It's time to stop sleeping with your smartphone - Women's Agenda

It’s time to stop sleeping with your smartphone

I’m guilty of sleeping with my iPhone. I check emails on my phone at the same time I set my alarm right as I’m heading to bed, and then I tuck it under my pillow. And I check it again as soon as the alarm goes off in the morning.

I’m gripped with terror at the thought of being disconnected for an extended period of time. I also know that if it’s urgent, I am able to get hold of one my colleagues through email. We’re all switched on at any point in the day.

According to Leslie Perlow, Harvard Business School professor and author of Sleeping with your Smartphone, this kind of behavior is extremely common. But it has also created a cycle of responsiveness that means we’re all working overtime.

“It’s true that the client might call and it is true that a customer might need something. But because of these demands we create a culture of responsiveness,” she says in a filmed presentation for the Families and Work Institute’s Immersion Learning Experience.

There are some “legitimate external factors” that determine why we choose to respond to emails outside of set working hours: to prove that we are committed to our jobs, because it’s easier than clearing out the inbox, the level of competiveness we now operate in, and working across different time zones.

 

Or because we’re simply addicted.

There’s the most common excuse: “It was urgent.” But does it have to be urgent? Had you worked differently during working hours, would it have been urgent?

According to Perlow, it doesn’t really matter why we respond, the fact that we do signals that we are always available.

By responding to emails day and night, we lose control of our predictive working hours and we don’t have established internal quarantines.

This constant “on state” has derisive results for a healthy work/life balance.

The Australia Institute, which promotes the annual Go Home on Time Day, recently released a report focusing on the “polluted time” that blurs work and home life boundaries.

The report found a quarter of Australians had been given a technology device by their company which resulted in more time being worked outside of office hours.

The biggest complaint the workers had about their take-home devices was the constant intrusion of work email.

According to ACTU president Ged Kearney, “We all love our tablets and smartphones, but they are making it harder for us to switch off.”

Kearney told the National Press Club in Canberra last week that Australians worked some of the longest hours in the developed world, “including an estimated average of more than four hours of unpaid overtime every week”.

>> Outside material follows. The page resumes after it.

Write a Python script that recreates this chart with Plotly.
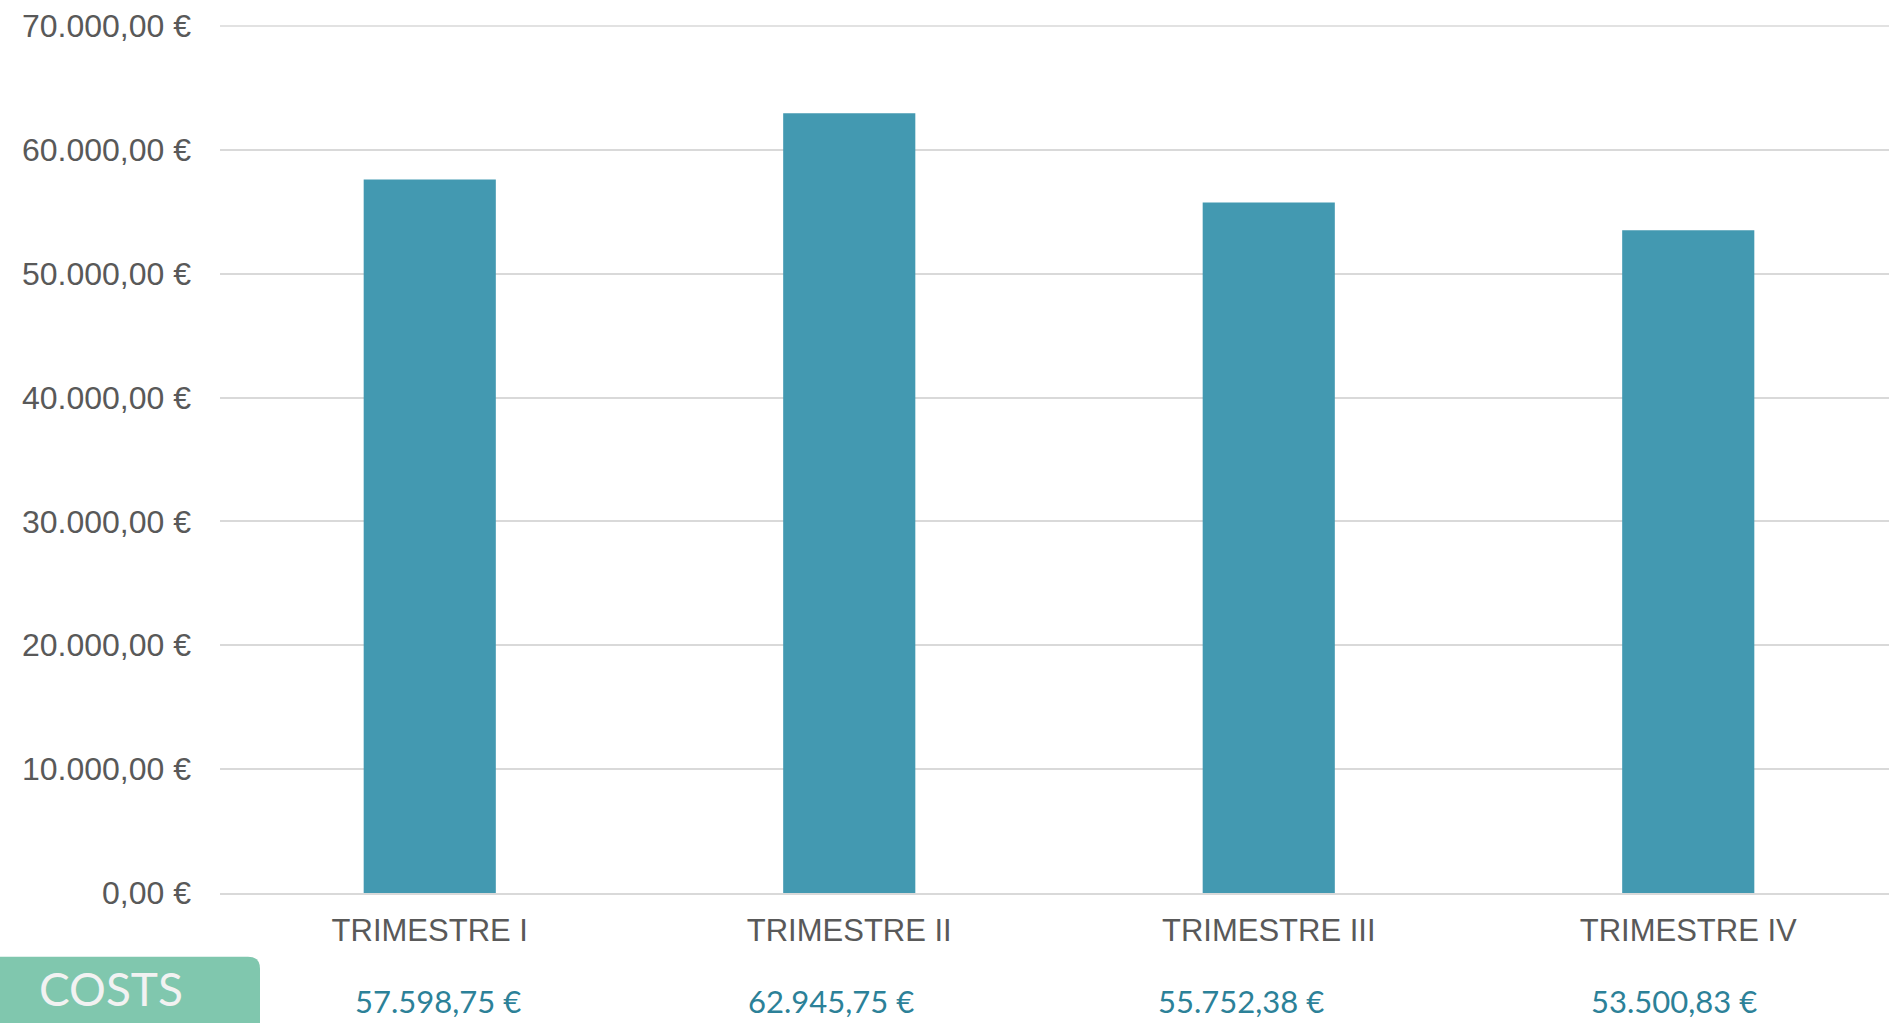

“The Australia Institute estimates that Australians work more than two billion hours of unpaid overtime a year, which equates to $72 billion worth of foregone wages. Spread that out over the workforce, and we find the average full-time Australian worker does almost six weeks’ work for free each year,” she said.

Perlow issued a challenge to her team: pick one night a week and turn off your device at 6pm. Don’t check it again until the next morning.

This challenge involved the whole team, from the most senior to the most junior. They had to rethink their productivity and plan ahead to ensure that the “urgent” work they might have done at night would be done beforehand.

The conversation brought about significant changes. It forced conversations about productivity and forced the team to rethink their work regime.

Watch Perlow’s challenge in the video above.

Could you and your team switch off after you leave the office at night? Do you think it would make a difference or help you and your team rethink your productivity during set work hours?